Engineers transitioning to PM roles must bridge two keyword vocabularies: retaining relevant technical terms while adding PM-specific language that ATS systems require for product roles.
Engineers often have the underlying PM skills without the vocabulary. Sprint planning, API design, and system architecture experience maps directly to PM competencies, but ATS systems cannot infer that connection. The transition resume must explicitly include the product management vocabulary that an ATS expects: stakeholder management, user stories, go-to-market strategy, OKRs, and product roadmap. Without these terms, even a highly technical PM candidate is filtered out at the screening stage.
The keyword gap works in both directions. An engineer-turned-PM who strips out all technical keywords loses the advantage that makes them competitive for technical PM, platform PM, or AI PM roles. The optimal transition resume keeps relevant technical terms (SQL, API familiarity, agile, sprint planning) while layering in product leadership vocabulary. Running both the current resume and the target job description through a keyword extractor shows exactly which PM terms are missing and which technical terms are still relevant to keep.
How do product managers demonstrate measurable impact using the right metric keywords?
Metric keywords like ARR, DAU, churn rate, and conversion rate signal impact in the precise language ATS systems and senior hiring managers scan for in PM resumes.
Most PMs underuse metric vocabulary. Writing 'improved user experience' or 'launched a successful feature' describes activity, not outcome. ATS systems and hiring managers both scan for the specific metric terms that signal business impact: ARR, MRR, DAU, MAU, churn rate, conversion rate, user retention, and CLV. These are not just numbers; they are keywords. Including them in the right context (the Experience section, adjacent to a specific project) signals both ATS alignment and quantified thinking.

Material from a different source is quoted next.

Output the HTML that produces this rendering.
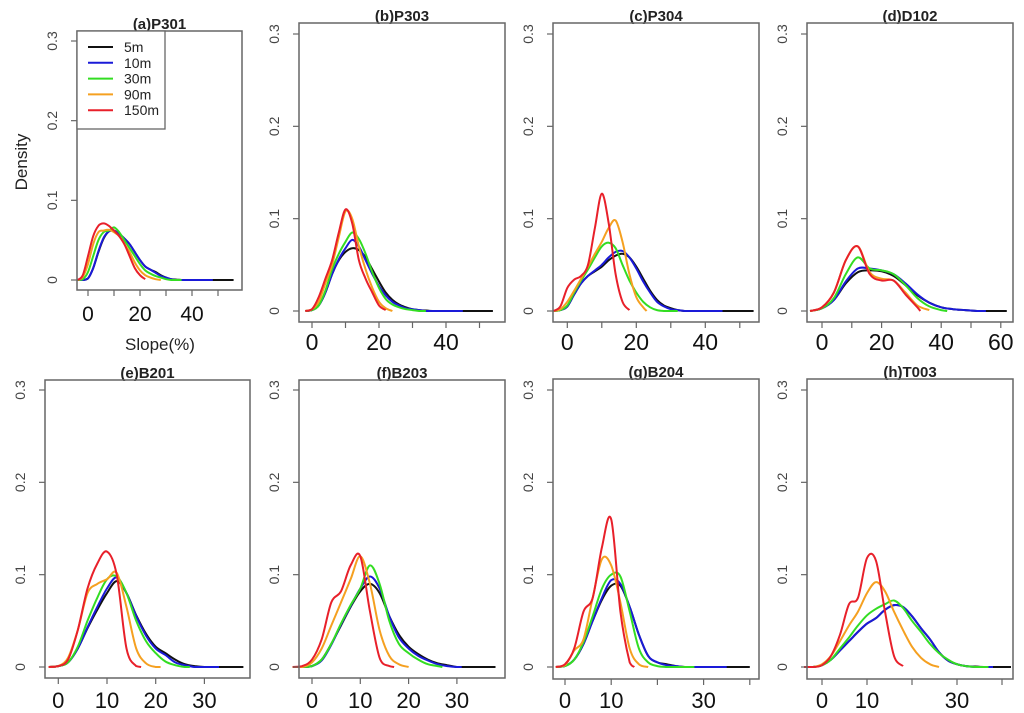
<!DOCTYPE html>
<html><head><meta charset="utf-8"><style>
html,body{margin:0;padding:0;background:#fff;}
svg{display:block;font-family:"Liberation Sans",sans-serif;}
</style></head><body>
<svg id="fig" width="1024" height="713" viewBox="0 0 1024 713"></svg>
<script>
const seriesNames = ["5m","10m","30m","90m","150m"];
const seriesColors = ["#111","#1a1ad8","#33dd22","#f5a020","#e8202a"];
const panelTitles = ["(a)P301","(b)P303","(c)P304","(d)D102","(e)B201","(f)B203","(g)B204","(h)T003"];
const yTickValues = [0,0.1,0.2,0.3];
const yTickLabels = ["0","0.1","0.2","0.3"];
const gridStart = [-4,-2,-4,-4,-2,-4,-2,-4];
const gridStep = [2,2,2,4,2,2,2,2];
const seriesEnds = [[56,48,36,28,22],[54,45,34,24,22],[54,45,32,23,18],[62,55,42,36,33],[38,33,27,21,17],[38,31,27,20,17],[40,35,28,18,15],[42,38,37,26,18]];
const dA = [
[0,0,0.002,0.015,0.035,0.052,0.061,0.062,0.058,0.052,0.045,0.035,0.025,0.017,0.013,0.010,0.006,0.003,0.001,0.0005,0],
[0,0,0.002,0.015,0.036,0.053,0.061,0.062,0.058,0.052,0.045,0.035,0.025,0.017,0.013,0.009,0.005,0.003,0.001,0],
[0,0.001,0.01,0.03,0.05,0.06,0.062,0.066,0.06,0.05,0.04,0.03,0.02,0.012,0.008,0.005,0.003,0.001,0],
[0,0.004,0.02,0.045,0.06,0.062,0.063,0.06,0.055,0.045,0.035,0.022,0.012,0.006,0.003,0.001,0],
[0,0.006,0.03,0.055,0.068,0.071,0.068,0.062,0.055,0.045,0.03,0.015,0.006,0.001,0]];
const dB = [
[0,0.001,0.006,0.02,0.04,0.055,0.064,0.068,0.066,0.058,0.045,0.032,0.02,0.012,0.007,0.004,0.002,0.001,0.0005,0],
[0,0.001,0.006,0.02,0.04,0.056,0.068,0.077,0.07,0.055,0.04,0.027,0.017,0.01,0.006,0.003,0.002,0.001,0],
[0,0.001,0.006,0.022,0.045,0.062,0.075,0.085,0.078,0.062,0.042,0.025,0.013,0.007,0.004,0.002,0.001,0],
[0,0.002,0.01,0.03,0.05,0.08,0.108,0.1,0.07,0.045,0.025,0.01,0.003,0],
[0,0.002,0.015,0.035,0.055,0.085,0.11,0.095,0.055,0.035,0.02,0.006,0.001,0]];
const dC = [
[0,0.001,0.005,0.018,0.03,0.038,0.043,0.048,0.055,0.06,0.062,0.058,0.048,0.035,0.022,0.012,0.006,0.003,0.001,0],
[0,0.001,0.005,0.018,0.03,0.038,0.044,0.05,0.058,0.064,0.065,0.058,0.046,0.032,0.02,0.01,0.005,0.002,0.001,0],
[0,0.001,0.006,0.02,0.033,0.045,0.058,0.07,0.074,0.068,0.05,0.033,0.02,0.01,0.004,0.001,0],
[0,0.002,0.01,0.022,0.035,0.048,0.062,0.075,0.09,0.098,0.075,0.04,0.015,0.004,0],
[0,0.005,0.025,0.034,0.038,0.05,0.09,0.127,0.095,0.04,0.01,0.001,0]];
const dD = [
[0,0.003,0.012,0.03,0.042,0.044,0.043,0.038,0.028,0.017,0.009,0.004,0.002,0.001,0],
[0,0.003,0.012,0.032,0.046,0.046,0.044,0.04,0.03,0.018,0.009,0.004,0.002,0.001,0],
[0,0.003,0.014,0.04,0.058,0.046,0.044,0.04,0.028,0.014,0.005,0.001,0],
[0,0.004,0.02,0.055,0.07,0.042,0.035,0.033,0.02,0.006,0.001,0],
[0,0.004,0.02,0.055,0.07,0.04,0.033,0.033,0.018,0.004,0]];
const dE = [
[0,0.001,0.005,0.02,0.042,0.062,0.08,0.093,0.08,0.056,0.036,0.022,0.015,0.008,0.003,0.001,0],
[0,0.001,0.005,0.02,0.043,0.065,0.085,0.097,0.08,0.055,0.034,0.02,0.013,0.005,0.002,0],
[0,0.001,0.005,0.022,0.05,0.075,0.095,0.098,0.08,0.05,0.028,0.015,0.006,0.002,0],
[0,0.001,0.01,0.04,0.08,0.09,0.095,0.102,0.065,0.02,0.004,0],
[0,0.001,0.008,0.04,0.085,0.112,0.125,0.1,0.02,0.001,0]];
const dF = [
[0,0,0.001,0.008,0.025,0.045,0.065,0.082,0.09,0.08,0.055,0.035,0.022,0.014,0.008,0.004,0.002,0],
[0,0,0.001,0.007,0.024,0.046,0.066,0.085,0.098,0.085,0.055,0.032,0.02,0.012,0.007,0.003,0.001,0],
[0,0,0.001,0.008,0.025,0.047,0.067,0.085,0.11,0.09,0.05,0.025,0.015,0.008,0.003,0.001,0],
[0,0,0.005,0.02,0.045,0.07,0.095,0.12,0.09,0.04,0.012,0.003,0],
[0,0.001,0.008,0.03,0.07,0.082,0.11,0.12,0.06,0.01,0.001,0]];
const dG = [
[0,0.001,0.008,0.025,0.05,0.073,0.088,0.088,0.065,0.035,0.012,0.005,0.003,0.001,0],
[0,0.001,0.008,0.025,0.05,0.075,0.094,0.09,0.065,0.035,0.012,0.005,0.002,0.001,0],
[0,0.001,0.008,0.027,0.055,0.085,0.1,0.098,0.06,0.02,0.005,0.001,0],
[0,0.002,0.018,0.03,0.075,0.117,0.11,0.07,0.02,0.003,0],
[0,0.003,0.02,0.06,0.075,0.13,0.16,0.06,0.005,0]];
const dH = [
[0,0,0.002,0.008,0.018,0.028,0.038,0.047,0.053,0.062,0.067,0.065,0.055,0.042,0.03,0.016,0.007,0.003,0.001,0.0005,0],
[0,0,0.002,0.008,0.018,0.028,0.038,0.047,0.053,0.062,0.067,0.065,0.055,0.042,0.03,0.016,0.007,0.003,0.001,0],
[0,0,0.002,0.008,0.02,0.032,0.045,0.056,0.063,0.068,0.072,0.064,0.05,0.038,0.025,0.015,0.008,0.003,0.001,0],
[0,0,0.003,0.012,0.028,0.045,0.06,0.08,0.092,0.082,0.06,0.04,0.022,0.01,0.003,0],
[0,0,0.002,0.012,0.035,0.068,0.075,0.118,0.115,0.06,0.012,0.001,0]];
const panelData = [dA,dB,dC,dD,dE,dF,dG,dH];
const xTickValues = [[0,10,20,30,40,50],[0,10,20,30,40,50],[0,10,20,30,40,50],[0,10,20,30,40,50,60],[0,10,20,30],[0,10,20,30],[0,10,20,30,40],[0,10,20,30,40]];
const xTickLabels = [["0","","20","","40",""],["0","","20","","40",""],["0","","20","","40",""],["0","","20","","40","","60"],["0","10","20","30"],["0","10","20","30"],["0","10","","30",""],["0","10","","30",""]];

const layout = [
 {box:[77,31,242,290],x0:88,xs:2.6,y0:280,y3:41,fs:21,ly:321},
 {box:[299,23,505,322],x0:312,xs:3.35,y0:311,y3:34,fs:23,ly:350},
 {box:[553,23,759,322],x0:567.3,xs:3.45,y0:311,y3:34,fs:23,ly:350},
 {box:[807,23,1013,322],x0:822,xs:2.98,y0:311,y3:34,fs:23,ly:350},
 {box:[45,380,250,678],x0:58.3,xs:4.87,y0:667,y3:390,fs:22,ly:708},
 {box:[299,380,505,678],x0:312,xs:4.83,y0:667,y3:390,fs:22,ly:708},
 {box:[553,379,759,679],x0:565,xs:4.62,y0:667,y3:390,fs:22,ly:708},
 {box:[807,379,1013,679],x0:822,xs:4.5,y0:667,y3:390,fs:22,ly:708}];

const NS="http://www.w3.org/2000/svg";
const svg=document.getElementById('fig');
function mk(tag,attrs,parent,text){const e=document.createElementNS(NS,tag);for(const k in attrs)e.setAttribute(k,attrs[k]);if(text!==undefined)e.textContent=text;(parent||svg).appendChild(e);return e;}

function smoothPath(pts,base){
  let d="M"+pts[0][0].toFixed(1)+","+pts[0][1].toFixed(1);
  for(let i=0;i<pts.length-1;i++){
    const p0=pts[Math.max(0,i-1)],p1=pts[i],p2=pts[i+1],p3=pts[Math.min(pts.length-1,i+2)];
    const c1=[p1[0]+(p2[0]-p0[0])/6,Math.min(base,p1[1]+(p2[1]-p0[1])/6)];
    const c2=[p2[0]-(p3[0]-p1[0])/6,Math.min(base,p2[1]-(p3[1]-p1[1])/6)];
    d+="C"+c1[0].toFixed(1)+","+c1[1].toFixed(1)+" "+c2[0].toFixed(1)+","+c2[1].toFixed(1)+" "+p2[0].toFixed(1)+","+p2[1].toFixed(1);
  }
  return d;
}

panelTitles.forEach((title,p)=>{
  const L=layout[p];
  const g=mk('g',{});
  
  
  const xS=v=>L.x0+v*L.xs;
  const yS=v=>L.y0-(L.y0-L.y3)*v/0.3;
  const t=mk('text',{x:(L.box[0]+L.box[2])/2,y:L.box[1]-2,'text-anchor':'middle','font-size':15,'font-weight':'bold',fill:'#222'},g,title);
  
  
  const data=panelData[p];
  data.forEach((vals,s)=>{
    const end=seriesEnds[p][s];
    const pts=[];
    for(let x=gridStart[p],i=0;x<=end+1e-9;x+=gridStep[p],i++){
      pts.push([xS(x),yS(i<vals.length?vals[i]:0)]);
    }
    if(pts.length && (end-gridStart[p])%gridStep[p]!==0) pts.push([xS(end),yS(0)]);
    const path=mk('path',{d:smoothPath(pts,L.y0),fill:'none',stroke:seriesColors[s],'stroke-width':2,'stroke-linejoin':'round'},g);
    
    
  });
  const box=mk('rect',{x:L.box[0],y:L.box[1],width:L.box[2]-L.box[0],height:L.box[3]-L.box[1],fill:'none',stroke:'#666','stroke-width':1.5},g);
  
  
  yTickValues.forEach((v,i)=>{
    const y=yS(v);
    mk('line',{x1:L.box[0]-6,y1:y,x2:L.box[0],y2:y,stroke:'#666','stroke-width':1.2},g);
    const lx=L.box[0]-20;
    const lab=mk('text',{x:lx,y:y,transform:'rotate(-90 '+lx+' '+y+')','text-anchor':'middle','font-size':14,fill:'#444'},g,yTickLabels[i]);
    
    
  });
  xTickValues[p].forEach((v,i)=>{
    const x=xS(v);
    mk('line',{x1:x,y1:L.box[3],x2:x,y2:L.box[3]+6,stroke:'#666','stroke-width':1.2},g);
    if(xTickLabels[p][i]){
      const lab=mk('text',{x:x,y:L.ly,'text-anchor':'middle','font-size':L.fs,fill:'#111'},g,xTickLabels[p][i]);
      
      
    }
  });
});

const yt=mk('text',{x:0,y:0,transform:'translate(27,162) rotate(-90)','text-anchor':'middle','font-size':17,fill:'#222'},svg,'Density');


const xt=mk('text',{x:160,y:350,'text-anchor':'middle','font-size':17,fill:'#222'},svg,'Slope(%)');



const lg=mk('g',{});


mk('rect',{x:77,y:31,width:88,height:98,fill:'#fff',stroke:'#666','stroke-width':1.3},lg);
seriesNames.forEach((n,i)=>{
  const y=47+i*15.8;
  const e=mk('g',{},lg);
  
  
  mk('line',{x1:88,y1:y,x2:113,y2:y,stroke:seriesColors[i],'stroke-width':2},e);
  mk('text',{x:124,y:y+5,'font-size':14,fill:'#222'},e,n);
});
</script>
</body></html>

The framing matters as much as the metric. 'Reduced churn rate by 18% through targeted onboarding improvements' passes both the ATS keyword screen and the human credibility check. 'Grew DAU from 50K to 120K over two quarters' does the same. The goal is to pair the metric keyword with a concrete outcome and a brief method, so the resume reads as credible evidence rather than a keyword list. A keyword extractor can identify which metric terms a specific job description emphasizes, letting you prioritize the right signals for each role.